Holding your book, reading the letters of support, we play the role of the reader, but in a floating, parasitic way. Most of us have no grant or job to offer you; only our private judgment, which we don’t even really offer you. But we are subject to you, the subject, open to persuasion. And the letter of support is a persuasive document, issued at a pivotal moment.

As its reader I found your book overpowering at times; I had to read it in sittings. Why? What was the active ingredient? What makes your letters of support different to others? In part, it’s the scale of it, the sense of reading them together, the amount of collective work that’s represented and documented. But there’s something else too, something in the way the letters are written. There is boilerplate and manners, the stuff that makes them fit the form, but here the writers veer more strongly between decorum and affection. Here the affect of  ‘support’ is laid more bare than usual, documented more completely.

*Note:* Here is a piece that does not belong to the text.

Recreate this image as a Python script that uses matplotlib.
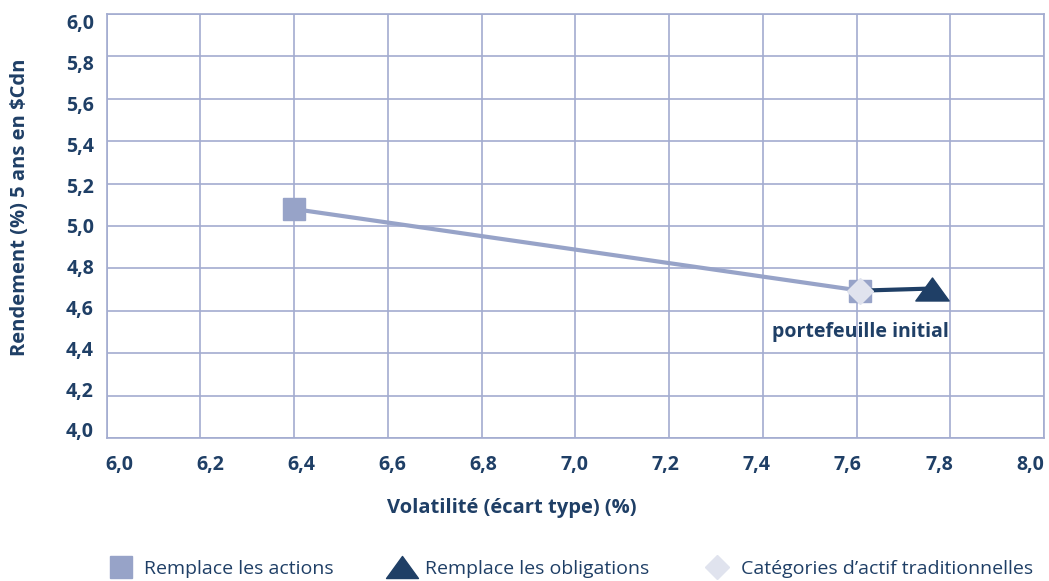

There is a librarian and theorist I like, Ronald Day, who writes about how documents unveil the world. He thinks we are in the midst of a transition from strong to weak documentarity —from documents working as evidence of “types of universal essences” to “evidence of particular powers”. Documents used to inscribe how the world should  be; now we take what we can from them. They move from moral judgment to empirical sense.

Because we are still in the midst of this transition, usually,  documents seem to do a bit of both. It can be unclear what evidence a  document contains, what it unveils, and how we’re supposed to approach it. Artworks can have this dual, ambiguous nature too. Half judgment, half sense. It’s confusing.

To return to your letters, and what they document: you seem to  put this confusion to use, in order to unveil the actual support that might be stashed in the judgmental format of a support letter. You unveil that behind the convention and the boilerplate there is always a specific, contingent, powerful social dependency between people.

This is typical of the magic of your work. You’re attuned to  formats of communication — idioms, contracts, conventions — and how people are formatted by them. The intricacies and details of subjecthood can be downplayed or wiped clean by this type of formatting, but these processes also make people more useful to one  another, able to make changes to one another, through a common auxiliary format, via a quasi-object.

Your artwork comes to me as a format of formats, a way of  playing social formats almost like music, a means of playing what  Bernard Stiegler calls the general organology, the sociotechnical state  of the world.

I wonder if you work like this in order to drive and shape  friendships that would be difficult to foster more directly, because of  deferential resistances, because they’d be otherwise too much,  ‘something close to home’, to borrow some words from Ainslie  Templeton’s letter. You find instances when formats overflow, do something they shouldn’t, and shape relations in unexpected ways, slip from their ideals and deferrals.

How, in the book? Where’s the slip? Well, here’s a guess: usually, in a letter of support, people write about the work product of the  person, offer a judgment as evidence: “they write great reports, they turn up on time, they won’t fritter away your grant money”, and so on. Usually there’s a stable subject being evidenced towards a question of fitness. But in your letters, the evidence of the subject (you) is an artwork (yours).

An artwork, if it’s lucky, is a thing of active, tricky beauty, not a  thing of stable fitness. It gathers the feeling of itself outside of itself, formatting the collective of its makers and receivers. It pulls them together beautifully but it also interjects, introducing an interruption or interval. It offers a semi-external subject for everyone involved to refer to, like a soccer ball on a field, or a cat at a house party, or an artists’ book at a bar.

Each of your artworks works like a quasi-object inside the quasi object of the letter, interrupting the format, driving the writer to write about your artwork but really about you and them. This is actually less a slip than an overflow. Because of the activity of the beauty of the artwork, the letter itself is driven to overflow by the  overflow of the letter-writer.

There are five parties to this arrangement: The writer, reader, Jessie (the subject), the letter itself, and the artwork the letter refers to. Each has to operate and work together under the subjugation of apparently professional demands. Each is formatted to transact, be  instrumental, provide evidence, or exchange utility or courtesy.

However, the reader of these letters recognises and feels the  presence of an overflow of support outside and incompatible with the  pro forma administered world. This feeling countervails. It is felt  strongly, weakly, overflowing into existence, not as the rehearsal of an imposed format but as an incantation of collectivity, an uncoordinated  joint venture, one that protects against the unified disintegration of aesthetics by taking them up within the specific familiarities of friendship.